You see, it is not just that person with the necessity to learn this, for how will they communicate with anyone else if they are the only one that knows what the signs mean. But I guess that is "un-common" sense...
What most do not know, however, is that sign language goes back much further than the origins in the 17th century.
There is evidence that Plato wrote about sign language and the deaf, and tried to implement some form of sign language, but of that actual group of signs little is known.
Another form of sign language comes from the 10th century in churches. The Monastic sign languages were a grouping of gestures to display ones needs during vows of silence or during times where speech was forbidden. Used especially in Benedictine monasteries, the signs are described as gestural communication instead of an actual language. However, its gestures are used even today in modern sign language.
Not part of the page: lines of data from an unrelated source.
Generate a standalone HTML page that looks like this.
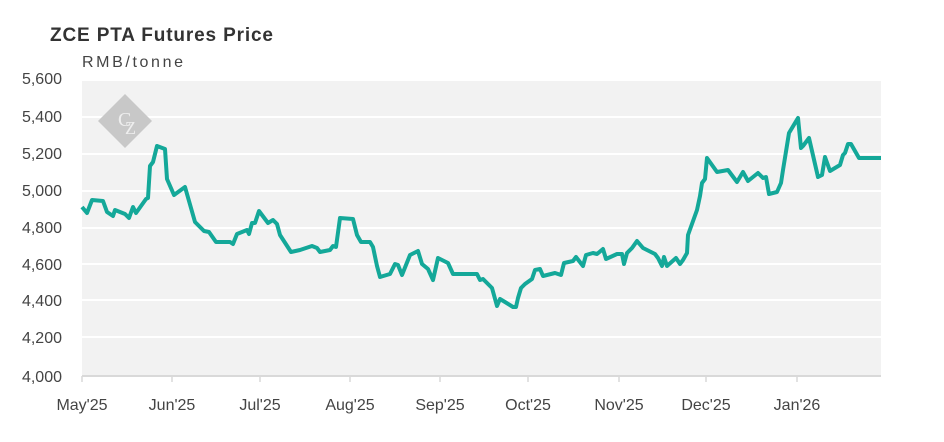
<!DOCTYPE html>
<html><head><meta charset="utf-8"><style>html,body{margin:0;padding:0;background:#fff}svg{display:block}</style></head>
<body>
<svg width="944" height="442" xmlns="http://www.w3.org/2000/svg" font-family="'Liberation Sans',sans-serif">
<rect x="82" y="81" width="799" height="295" fill="#f2f2f2"/>
<g stroke="#fff" stroke-width="2">
<line x1="82" x2="881" y1="117" y2="117"/><line x1="82" x2="881" y1="154" y2="154"/>
<line x1="82" x2="881" y1="191" y2="191"/><line x1="82" x2="881" y1="228" y2="228"/>
<line x1="82" x2="881" y1="264" y2="264"/><line x1="82" x2="881" y1="300" y2="300"/>
<line x1="82" x2="881" y1="337" y2="337"/></g>
<line x1="82" x2="881" y1="376" y2="376" stroke="#d9d9d9" stroke-width="2"/>
<g stroke="#d9d9d9" stroke-width="1.5">
<line x1="82" x2="82" y1="376" y2="382"/><line x1="172" x2="172" y1="376" y2="382"/>
<line x1="260" x2="260" y1="376" y2="382"/><line x1="350" x2="350" y1="376" y2="382"/>
<line x1="440" x2="440" y1="376" y2="382"/><line x1="528" x2="528" y1="376" y2="382"/>
<line x1="619" x2="619" y1="376" y2="382"/><line x1="706" x2="706" y1="376" y2="382"/>
<line x1="797" x2="797" y1="376" y2="382"/></g>
<polygon points="125,94 152,121 125,148 98,121" fill="#c8c8c8"/>
<text x="118" y="126" font-family="'Liberation Serif',serif" font-size="20" fill="#eee">C</text>
<text x="125" y="134" font-family="'Liberation Serif',serif" font-size="18" fill="#eee">Z</text>
<polyline fill="none" stroke="#14a899" stroke-width="4" stroke-linejoin="round" points="82,207 87,213 92,200 103,201 107,212 113,216 115,210 125,214 129,218 133,207 136,213 146,199 148,198 150,166 153,162 157,146 165,149 167,179 174,195 185,187 195,222 204,231 209,232 216,242 230,242 233,244 237,234 247,230 249,234 252,223 255,223 259,211 268,223 273,220 277,224 280,235 291,252 300,250 312,246 317,248 320,252 330,250 333,246 336,247 340,218 353,219 357,235 361,242 370,242 373,247 377,266 380,277 390,274 395,264 398,265 402,275 410,255 418,251 422,264 428,269 433,280 438,258 448,263 453,274 477,274 480,280 483,279 492,288 497,306 500,299 505,302 513,307 516,307 518,298 521,288 525,284 532,279 535,270 540,269 543,276 555,273 561,275 564,263 573,261 576,257 583,266 586,255 593,253 597,254 603,249 606,259 617,254 622,254 624,264 627,253 632,248 637,241 643,248 655,254 658,258 662,266 664,257 667,266 676,258 680,264 683,260 687,253 688,235 697,210 700,196 702,183 705,179 707,158 717,172 728,170 737,182 743,172 748,181 758,173 763,178 766,177 769,194 777,192 781,183 783,170 789,133 798,118 801,148 803,146 809,138 818,177 822,175 825,157 830,171 840,165 843,155 845,153 848,144 851,144 859,158 881,158"/>
<text x="50" y="41" font-size="19" font-weight="bold" fill="#333" textLength="223">ZCE PTA Futures Price</text>
<text x="82" y="67" font-size="16" fill="#444" textLength="101">RMB/tonne</text>
<g font-size="16" fill="#444" text-anchor="end">
<text x="62" y="84">5,600</text><text x="62" y="122">5,400</text><text x="62" y="159">5,200</text>
<text x="62" y="196">5,000</text><text x="62" y="233">4,800</text><text x="62" y="270">4,600</text>
<text x="62" y="306">4,400</text><text x="62" y="343">4,200</text><text x="62" y="382">4,000</text></g>
<g font-size="16" fill="#444" text-anchor="middle">
<text x="82" y="410">May'25</text><text x="172" y="410">Jun'25</text><text x="260" y="410">Jul'25</text>
<text x="350" y="410">Aug'25</text><text x="440" y="410">Sep'25</text><text x="528" y="410">Oct'25</text>
<text x="619" y="410">Nov'25</text><text x="706" y="410">Dec'25</text><text x="797" y="410">Jan'26</text></g>
</svg>
</body></html>
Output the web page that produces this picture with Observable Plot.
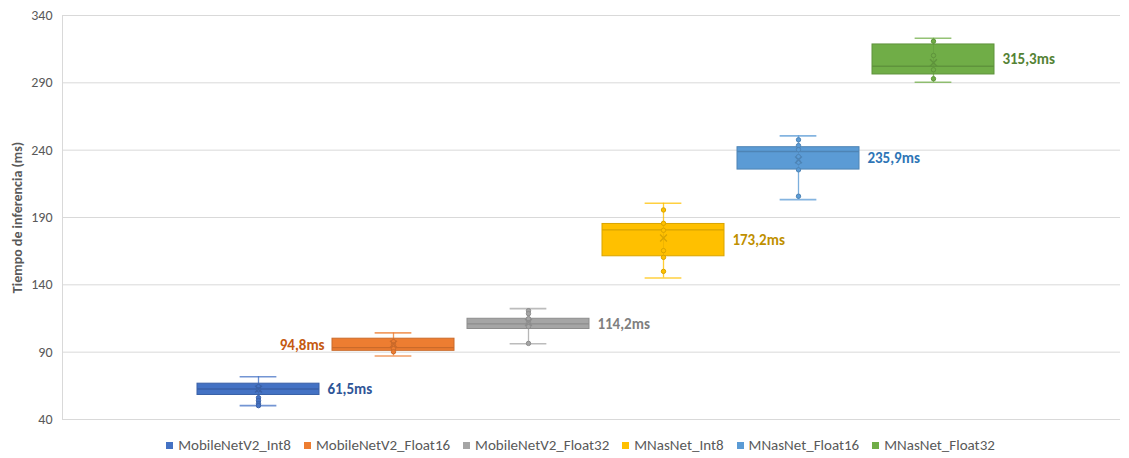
<!DOCTYPE html>
<html>
<head>
<meta charset="utf-8">
<script src="https://cdn.jsdelivr.net/npm/d3@7"></script>
<script src="https://cdn.jsdelivr.net/npm/@observablehq/plot@0.6"></script>
<style>
  html, body { margin: 0; padding: 0; background: #fff; }
  #chart { width: 1129px; font-family: Carlito, "Liberation Sans Narrow", Lato, sans-serif; }
  .legend { display: flex; justify-content: center; gap: 13px; font-size: 15px; color: #595959;
            height: 26px; align-items: center; padding-left: 32px; }
  .legend span.item { display: inline-flex; align-items: center; gap: 5px; }
  .legend span.sw { width: 7px; height: 7px; display: inline-block; }
</style>
</head>
<body>
<div id="chart"></div>
<script>
// Inference time per model / quantisation variant (ms)
const series = ["MobileNetV2_Int8", "MobileNetV2_Float16", "MobileNetV2_Float32",
                "MNasNet_Int8", "MNasNet_Float16", "MNasNet_Float32"];
const colors      = ["#4472C4", "#ED7D31", "#A5A5A5", "#FFC000", "#5B9BD5", "#70AD47"];
const labelColors = ["#2F5597", "#C55A11", "#7F7F7F", "#BF9000", "#2E75B6", "#548235"];

const whiskerLow  = [50.3, 87.2, 96.3, 145.1, 203.3, 290.4];
const q1          = [58.2, 91.0, 107.2, 161.2, 225.6, 296.2];
const median      = [62.6, 93.4, 111.0, 180.8, 239.0, 302.3];
const q3          = [66.6, 100.0, 114.8, 185.2, 242.2, 318.5];
const whiskerHigh = [71.8, 104.3, 122.3, 200.6, 250.6, 323.1];
const meanMark    = [62.5, 96.0, 112.1, 174.8, 232.8, 304.9];
const innerPoints = [
  [64.4, 62.1, 56.2, 54.0, 51.7, 50.3],
  [97.8, 95.6, 92.6, 90.3],
  [120.8, 118.6, 114.9, 111.9, 109.0, 96.5],
  [195.6, 185.7, 180.5, 165.4, 160.4, 150.0],
  [247.7, 243.4, 240.4, 235.2, 231.0, 225.4, 205.8],
  [320.9, 310.3, 299.7, 293.0]
];
const labels = ["61,5ms", "94,8ms", "114,2ms", "173,2ms", "235,9ms", "315,3ms"];
const yTicks = [40, 90, 140, 190, 240, 290, 340];

// tables for the marks
const boxes = series.map((s, i) => ({
  series: s, color: colors[i], labelColor: labelColors[i],
  lo: whiskerLow[i], q1: q1[i], med: median[i], q3: q3[i], hi: whiskerHigh[i],
  mean: meanMark[i], label: labels[i], mid: (q1[i] + q3[i]) / 2
}));
const points = innerPoints.flatMap((vals, i) => vals.map(v => ({series: series[i], color: colors[i], v})));

const xRange = [189, 1001];
const padIn = 0.1, padOut = 0.05;
const band = d3.scaleBand(series, xRange).paddingInner(padIn).paddingOuter(padOut);
const bw = band.bandwidth();
const capInset = bw * 0.35;
const darker = c => d3.color(c).darker(0.45).formatHex();

const leftLabel = new Set(["MobileNetV2_Float16"]);

const chart = Plot.plot({
  width: 1129,
  height: 432,
  marginTop: 15,
  marginBottom: 13,
  marginLeft: 62,
  marginRight: 9,
  style: {fontFamily: 'Carlito, "Liberation Sans Narrow", Lato, sans-serif', background: "#fff"},
  x: {domain: series, range: xRange, paddingInner: padIn, paddingOuter: padOut, axis: null},
  y: {domain: [40, 340], ticks: yTicks},
  marks: [
    Plot.gridY(yTicks, {stroke: "#D9D9D9", strokeOpacity: 1}),
    Plot.frame({anchor: "left", stroke: "#D9D9D9"}),
    Plot.axisY(yTicks, {tickSize: 0, tickPadding: 10, fontSize: 14, fill: "#595959",
      label: "Tiempo de inferencia (ms)", labelAnchor: "center", labelArrow: "none", labelOffset: 50}),
    // whiskers and caps
    Plot.ruleX(boxes, {x: "series", y1: "lo", y2: "q1", stroke: "color", strokeWidth: 1.3, strokeOpacity: 0.8}),
    Plot.ruleX(boxes, {x: "series", y1: "q3", y2: "hi", stroke: "color", strokeWidth: 1.3, strokeOpacity: 0.8}),
    Plot.tickY(boxes, {x: "series", y: "lo", stroke: "color", strokeWidth: 1.6, strokeOpacity: 0.75, insetLeft: capInset, insetRight: capInset}),
    Plot.tickY(boxes, {x: "series", y: "hi", stroke: "color", strokeWidth: 1.6, strokeOpacity: 0.75, insetLeft: capInset, insetRight: capInset}),
    // box
    Plot.barY(boxes, {x: "series", y1: "q1", y2: "q3", fill: "color", stroke: d => darker(d.color), strokeWidth: 1}),
    Plot.tickY(boxes, {x: "series", y: "med", stroke: d => darker(d.color), strokeWidth: 1.4}),
    // whisker line running through the box
    Plot.ruleX(boxes, {x: "series", y1: "q1", y2: "q3", stroke: d => darker(d.color), strokeWidth: 0.8, strokeOpacity: 0.5}),
    // inner points and mean
    Plot.dot(points, {x: "series", y: "v", r: 2.2, fill: "color", stroke: d => darker(d.color), strokeWidth: 1}),
    Plot.dot(boxes, {x: "series", y: "mean", symbol: "times", r: 3.2, stroke: d => darker(d.color), strokeWidth: 1.4}),
    // value labels
    Plot.text(boxes.filter(d => !leftLabel.has(d.series)), {x: "series", y: "mid", text: "label", fill: "labelColor",
      textAnchor: "start", dx: bw / 2 + 8, fontSize: 15, fontWeight: "bold"}),
    Plot.text(boxes.filter(d => leftLabel.has(d.series)), {x: "series", y: "mid", text: "label", fill: "labelColor",
      textAnchor: "end", dx: -(bw / 2 + 8), fontSize: 15, fontWeight: "bold"})
  ]
});

// axis title styling
d3.select(chart).selectAll("[aria-label='y-axis label'] text, g[aria-label='y-axis label']")
  .attr("font-weight", "bold").attr("fill", "#595959");

const root = document.getElementById("chart");
root.append(chart);

const legend = document.createElement("div");
legend.className = "legend";
series.forEach((s, i) => {
  const item = document.createElement("span");
  item.className = "item";
  const sw = document.createElement("span");
  sw.className = "sw";
  sw.style.background = colors[i];
  item.append(sw, document.createTextNode(s));
  legend.append(item);
});
root.append(legend);
</script>
</body>
</html>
It is curious, however, that there is nearly no written records of deaf or mute signing languages being fully developed until the 17th century (the Monastic signs were for vows of silence, not the deaf or mute), even though deaf and mute peoples themselves are referenced.
So, it seems that back then, much like today, deaf and mute peoples were constantly having difficulties communicating efficiently due to a lack of knowledge by the general populace.
Offering a class in our high schools as a second language that teaches students sign and braille would be exceptional and is starting in some select areas.
We are out of the Dark Ages, lets act like it!